Saturday, November 24, 2007

Writing Methods

I am trying Novel in a Month once more. I think this is the third year. My goal isn't to get up to 50K words -- if it was, I would be pretty discouraged right now (though if I counted in all the word-intensive blogging I've been doing recently, I might be closer than I think). Rather, I am on my never-ending, quixotic quest to keep up with our family Story Society.

I don't want to publish the story. I just want to write it, adequately enough to not be disgraced in comparison to my three oldest children who are all better story-writers than I am, though as a teenager myself I used to pride myself on my fairly decent fiction writing skills.

My oldest son is home from college right now, along with a stack of stories he is annotating from his college story club. He also asked me to comment his story in progress, and I gave him some of my story to critique, as well. We are to have our traditional story meeting tomorrow, before he returns to college. This has inspired me and I actually got some more of my story written, so I thought I would quickly write out what is working right now. Maybe I can finally vanquish the dreaded Writer's Block Dragon (or find out it is a windmill, or something).

  • First of all, it seems to help to plan to spend some time "wasting time" -- not really, but sitting down and dinking around with my story as it presently exists, changing a word here and there, thinking about different ways to make that scene happen, even annotating someone else's story (if I run out of stories in my own family, maybe I'll start rewriting Muriel Spark or Walter Van Tilburg Clark -- hee hee, not really, but you get the picture).
  • Second, it seems to help to give myself permission to try different things out and "see if they work".
  • Third, if I write down plot possibilities and ideas for techniques on a side page while I'm writing the story, it helps me remember them. Otherwise I forget.
  • Fourth, it is not really essential to have a completely free block of time. Anyway, that never exists in my household of nine. Yesterday I sat and wrote on the sofa with Aidan bouncing all over me. I can honestly ignore any amount of chaos -- I learned to do this in 17 years of formal schooling. In college, I always used to go to a cafe to write my essays because I could think so much better that way. I am training my children to do this even better than I could -- they can do algebra with toddlers running around and their dad reading aloud from the sports page and the dog barking at the UPS man, and so on.
  • Fifth, it helps to keep a writer's notebook and jot down things as I think of them. I don't even really have to look at the notes again. Just writing them down helps.
  • Sixth, it helps to have some plan, but not invent it ahead of time... rather, work my way into it by the practices listed above. So that's what I'm doing right now : ).

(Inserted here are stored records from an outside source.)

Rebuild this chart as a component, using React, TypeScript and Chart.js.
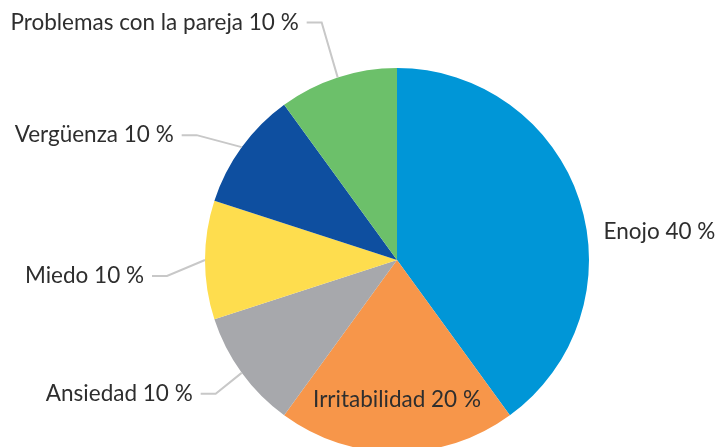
import React, { useEffect, useRef } from "react";
import { Chart, registerables } from "chart.js";

Chart.register(...registerables);

const categories = ["Enojo", "Irritabilidad", "Ansiedad", "Miedo", "Vergüenza", "Problemas con la pareja"];
const values = [40, 20, 10, 10, 10, 10];
const colors = ["#0096D7", "#F7964A", "#A7A8AC", "#FEDD4E", "#0E4FA0", "#6CC06A"];

// label layout: mode, offset from slice edge point (dx, dy)
const labelLayout = [
  { mode: "right", dx: 24, dy: 31 },
  { mode: "inside", f: 0.73 },
  { mode: "left", dx: -26, dy: 21 },
  { mode: "left", dx: -38, dy: 16 },
  { mode: "left", dx: -45, dy: -12 },
  { mode: "left", dx: -16, dy: -55 },
];

const FONT = '22.5px Lato, "Open Sans", sans-serif';

const labelPlugin = {
  id: "pieLabels",
  afterDraw(chart: any) {
    const ctx = chart.ctx;
    const meta = chart.getDatasetMeta(0);
    ctx.save();
    ctx.font = FONT;
    ctx.fillStyle = "#2E2E2E";
    ctx.textBaseline = "middle";
    meta.data.forEach((arc: any, i: number) => {
      const { x, y, startAngle, endAngle, outerRadius } = arc.getProps(
        ["x", "y", "startAngle", "endAngle", "outerRadius"],
        true
      );
      const mid = (startAngle + endAngle) / 2;
      const ex = x + Math.cos(mid) * outerRadius;
      const ey = y + Math.sin(mid) * outerRadius;
      const text = `${categories[i]} ${values[i]} %`;
      const lay: any = labelLayout[i];
      if (lay.mode === "inside") {
        ctx.textAlign = "center";
        ctx.fillText(text, x + Math.cos(mid) * outerRadius * lay.f, y + Math.sin(mid) * outerRadius * lay.f);
      } else if (lay.mode === "right") {
        ctx.textAlign = "left";
        ctx.fillText(text, ex + lay.dx, ey + lay.dy);
      } else {
        const elx = ex + lay.dx;
        const ely = ey + lay.dy;
        ctx.strokeStyle = "#C8C8C8";
        ctx.lineWidth = 2;
        ctx.beginPath();
        ctx.moveTo(ex, ey);
        ctx.lineTo(elx, ely);
        ctx.lineTo(elx - 15, ely);
        ctx.stroke();
        ctx.textAlign = "right";
        ctx.fillText(text, elx - 23, ely);
      }
    });
    ctx.restore();
  },
};

export default function App() {
  const ref = useRef<HTMLCanvasElement>(null);
  useEffect(() => {
    if (!ref.current) return;
    const chart = new Chart(ref.current, {
      type: "pie",
      data: {
        labels: categories,
        datasets: [
          {
            data: values,
            backgroundColor: colors,
            borderWidth: 0,
          },
        ],
      },
      options: {
        responsive: false,
        animation: false,
        layout: { padding: { left: 205, right: 126, top: 68, bottom: 68 } },
        plugins: { legend: { display: false }, tooltip: { enabled: false } },
      },
      plugins: [labelPlugin],
    });
    return () => chart.destroy();
  }, []);
  return (
    <div style={{ position: "fixed", left: 0, top: 0, width: 715, height: 447, overflow: "hidden", background: "#fff" }}>
      <canvas ref={ref} width={715} height={520} style={{ display: "block" }} />
    </div>
  );
}
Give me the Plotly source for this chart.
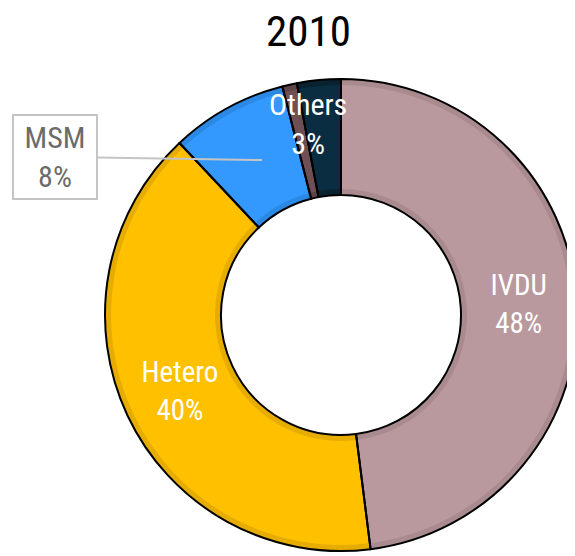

I guess that's all for now, but I noticed while writing out the notes for this that this is my preferred method for almost everything I do. It works for housekeeping (though you'd never know it from the way the house looks now); it works for figuring out parenting issues and personal issues; it works for lesson planning; it works for blogging. It even works for things spiritual -- devotions. I think Ignatius refers to something similar as remote, median and proximate preparation; then considerations, affections, and resolutions.

Just in case it helps someone else! I know I'm not the only one out here who brings their novel out of the closet every November.

2 comments:

Backyard Urban Gardening said...

Thanks for posting about your experiences. I have experienced much of the same, although my lack of writing is probably more from a decreasing confidence in my own abilities than anything else.

I have found that I get all fired up and crank out page after page for the first 15,000 words or so, but at that point I start losing steam.